- Court: United States Supreme Court
- Area(s) of Law: Criminal Law
- Date Filed: June 3, 2019
- Case #: 17-8995
- Judge(s)/Court Below: THOMAS, J., delivered the opinion of the Court, in which ROBERTS, C. J., and GINSBURG, ALITO, and KAVANAUGH, JJ., joined. SOTOMAYOR, J., filed a dissenting opinion, in which BREYER, KAGAN, and GORSUCH, JJ., joined.
- Full Text Opinion
Petitioner was arrested for violating the terms of his supervised release, of which the remaining period was tolled. Petitioner argued that the present tense used in the text of 18 U.S.C. § 3624(e), specifically the phrase “is imprisoned,” precludes courts from tolling supervised release periods based on pretrial detention. Petitioner challenged the district court’s jurisdiction, but the court concluded that it maintained authority under 18 U.S.C. § 3583(i), revoked his supervised release, and imposed sentencing. The Sixth Circuit affirmed on different grounds, holding that Petitioner’s supervised release period was tolled under § 3624(e).

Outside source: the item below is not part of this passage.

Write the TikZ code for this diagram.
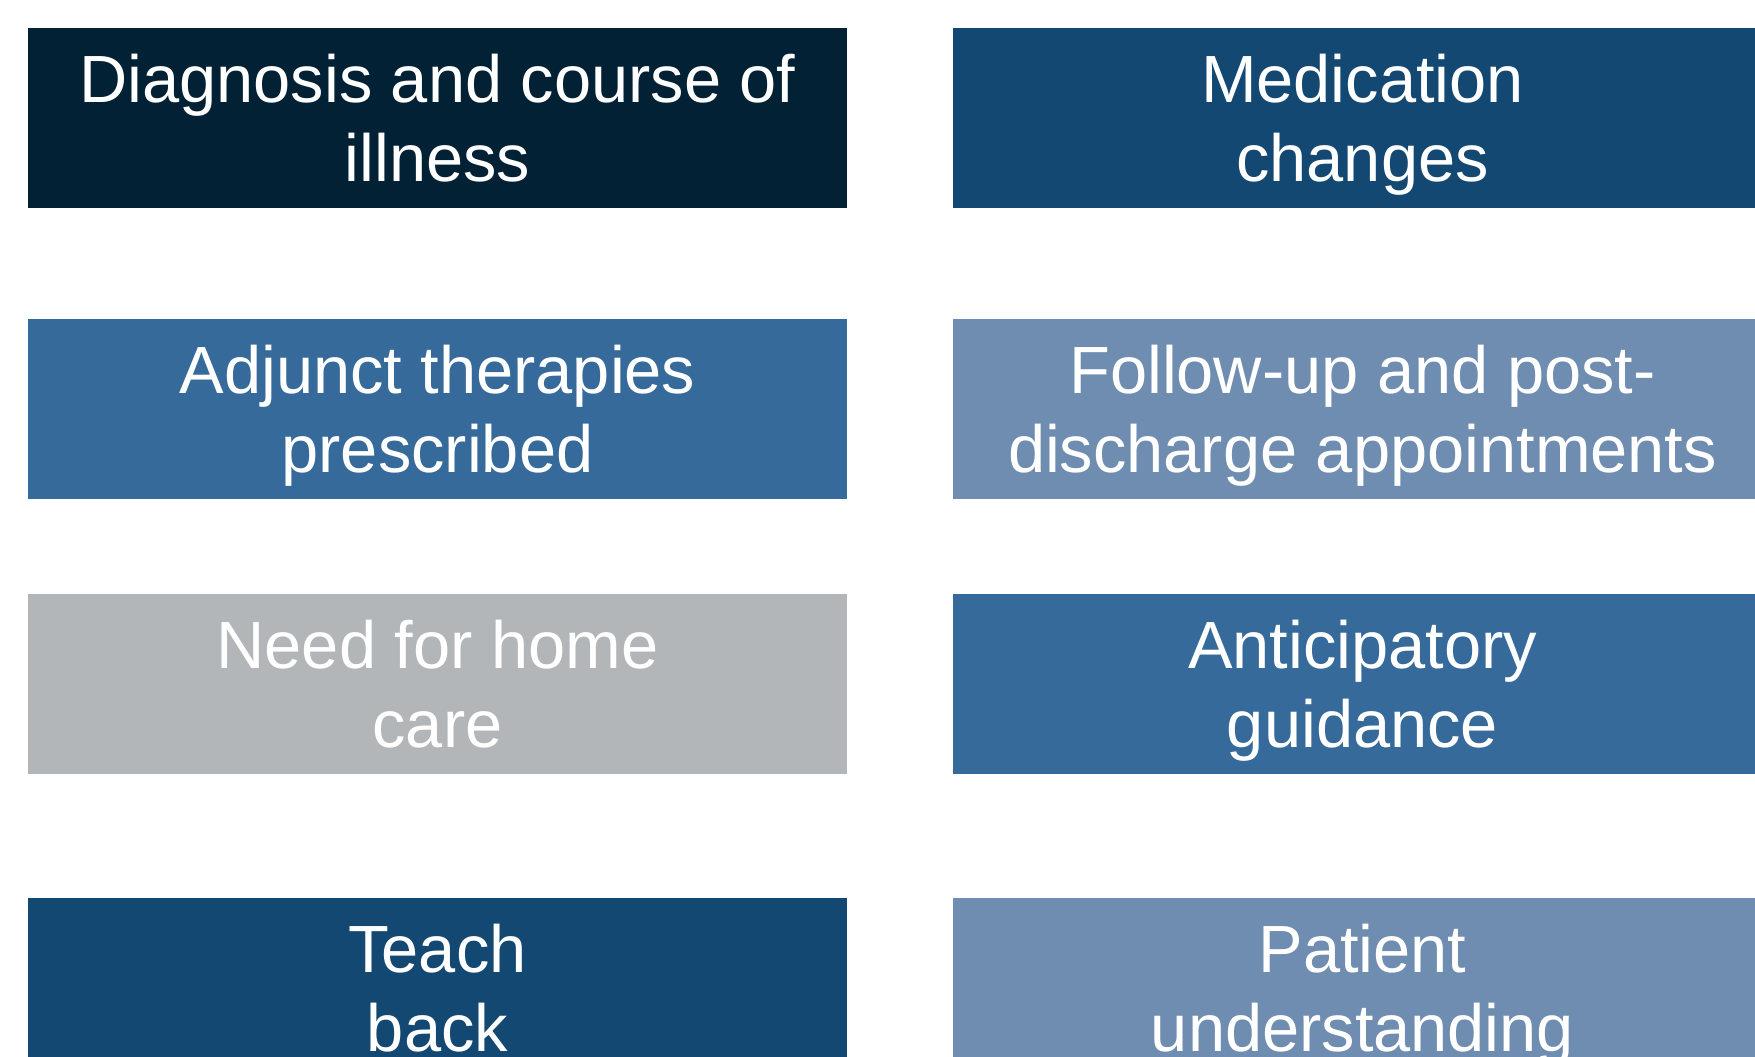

On appeal, the Supreme Court affirmed, holding that “pretrial detention later credited as time served for a new conviction is ‘imprison[ment] in connection with a conviction’ and thus tolls the supervised-release term under § 3624(e).” The Court reasoned that the text and context of “is imprisoned” encompasses pretrial detention when credited toward the new sentence following conviction, and that legislative intent supports the notion that courts must be allowed to retrospectively analyze pretrial detention to decide whether it should toll a period of supervised release. Furthermore, the Court reasoned that because § 3624(e) provided independent grounds it is immaterial whether the district court could have maintained authority under § 3583(i). Therefore Petitioner’s period of supervised release is tolled. AFFIRMED.